**SUPPLIED MATERIAL:**
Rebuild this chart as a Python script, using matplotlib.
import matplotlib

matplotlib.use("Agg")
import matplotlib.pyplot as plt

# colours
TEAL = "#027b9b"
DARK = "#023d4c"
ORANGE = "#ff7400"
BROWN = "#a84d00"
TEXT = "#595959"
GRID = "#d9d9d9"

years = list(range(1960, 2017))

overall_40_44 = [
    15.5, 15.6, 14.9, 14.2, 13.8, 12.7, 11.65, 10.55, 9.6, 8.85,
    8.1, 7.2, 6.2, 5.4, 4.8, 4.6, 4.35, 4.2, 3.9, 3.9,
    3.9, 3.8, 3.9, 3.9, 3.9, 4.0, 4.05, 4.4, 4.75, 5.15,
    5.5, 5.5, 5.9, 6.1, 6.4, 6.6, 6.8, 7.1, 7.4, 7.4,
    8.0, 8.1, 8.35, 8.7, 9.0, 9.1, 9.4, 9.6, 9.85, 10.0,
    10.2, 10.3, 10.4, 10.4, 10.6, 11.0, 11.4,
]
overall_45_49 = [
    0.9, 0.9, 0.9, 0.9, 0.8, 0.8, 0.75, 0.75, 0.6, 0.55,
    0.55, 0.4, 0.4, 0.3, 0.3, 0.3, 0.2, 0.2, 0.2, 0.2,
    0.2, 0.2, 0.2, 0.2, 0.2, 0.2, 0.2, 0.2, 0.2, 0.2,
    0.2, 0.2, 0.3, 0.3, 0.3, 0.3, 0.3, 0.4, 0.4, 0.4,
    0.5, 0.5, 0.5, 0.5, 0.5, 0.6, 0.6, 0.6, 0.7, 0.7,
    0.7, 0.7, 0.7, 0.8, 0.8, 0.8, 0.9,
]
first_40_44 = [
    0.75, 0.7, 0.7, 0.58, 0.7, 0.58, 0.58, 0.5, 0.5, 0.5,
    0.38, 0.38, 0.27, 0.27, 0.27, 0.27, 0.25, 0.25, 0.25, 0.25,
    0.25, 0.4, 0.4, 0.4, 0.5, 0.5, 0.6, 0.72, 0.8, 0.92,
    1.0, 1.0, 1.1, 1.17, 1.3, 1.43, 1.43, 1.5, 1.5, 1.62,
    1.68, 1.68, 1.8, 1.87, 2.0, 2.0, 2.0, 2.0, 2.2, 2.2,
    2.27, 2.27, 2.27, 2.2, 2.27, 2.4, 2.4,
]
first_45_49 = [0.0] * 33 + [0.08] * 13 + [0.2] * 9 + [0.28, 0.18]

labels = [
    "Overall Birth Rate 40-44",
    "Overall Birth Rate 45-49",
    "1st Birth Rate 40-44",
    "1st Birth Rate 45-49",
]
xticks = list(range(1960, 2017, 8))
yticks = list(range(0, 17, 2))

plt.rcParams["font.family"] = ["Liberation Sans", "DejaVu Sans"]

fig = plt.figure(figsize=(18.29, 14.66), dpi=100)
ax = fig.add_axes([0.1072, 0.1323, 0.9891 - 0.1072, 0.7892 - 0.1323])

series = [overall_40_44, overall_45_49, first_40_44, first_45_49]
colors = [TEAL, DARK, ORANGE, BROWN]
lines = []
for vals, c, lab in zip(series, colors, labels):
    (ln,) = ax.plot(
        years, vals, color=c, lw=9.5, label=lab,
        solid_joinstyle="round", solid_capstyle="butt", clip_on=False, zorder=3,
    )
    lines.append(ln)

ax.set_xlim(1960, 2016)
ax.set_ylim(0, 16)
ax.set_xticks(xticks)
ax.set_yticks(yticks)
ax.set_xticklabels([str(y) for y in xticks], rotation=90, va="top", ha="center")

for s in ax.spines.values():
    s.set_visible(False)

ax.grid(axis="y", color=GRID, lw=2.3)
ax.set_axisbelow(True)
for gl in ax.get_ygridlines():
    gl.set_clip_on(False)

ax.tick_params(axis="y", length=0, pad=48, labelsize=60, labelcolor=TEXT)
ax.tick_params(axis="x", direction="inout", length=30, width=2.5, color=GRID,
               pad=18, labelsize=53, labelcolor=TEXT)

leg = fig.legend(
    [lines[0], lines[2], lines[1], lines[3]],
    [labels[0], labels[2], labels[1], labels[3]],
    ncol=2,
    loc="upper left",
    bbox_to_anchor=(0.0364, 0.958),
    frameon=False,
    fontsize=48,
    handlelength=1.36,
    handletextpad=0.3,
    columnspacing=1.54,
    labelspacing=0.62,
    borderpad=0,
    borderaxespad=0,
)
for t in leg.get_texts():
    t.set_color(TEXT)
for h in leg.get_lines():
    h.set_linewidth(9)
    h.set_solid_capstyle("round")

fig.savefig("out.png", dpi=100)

**WHAT NEEDS TO BE DONE:** Which lines include the word "matplotlib"? List them all.

**ANSWER BELOW:**
Rebuild this chart as a Python script, using matplotlib.
import matplotlib
matplotlib.use("Agg")
import matplotlib.pyplot as plt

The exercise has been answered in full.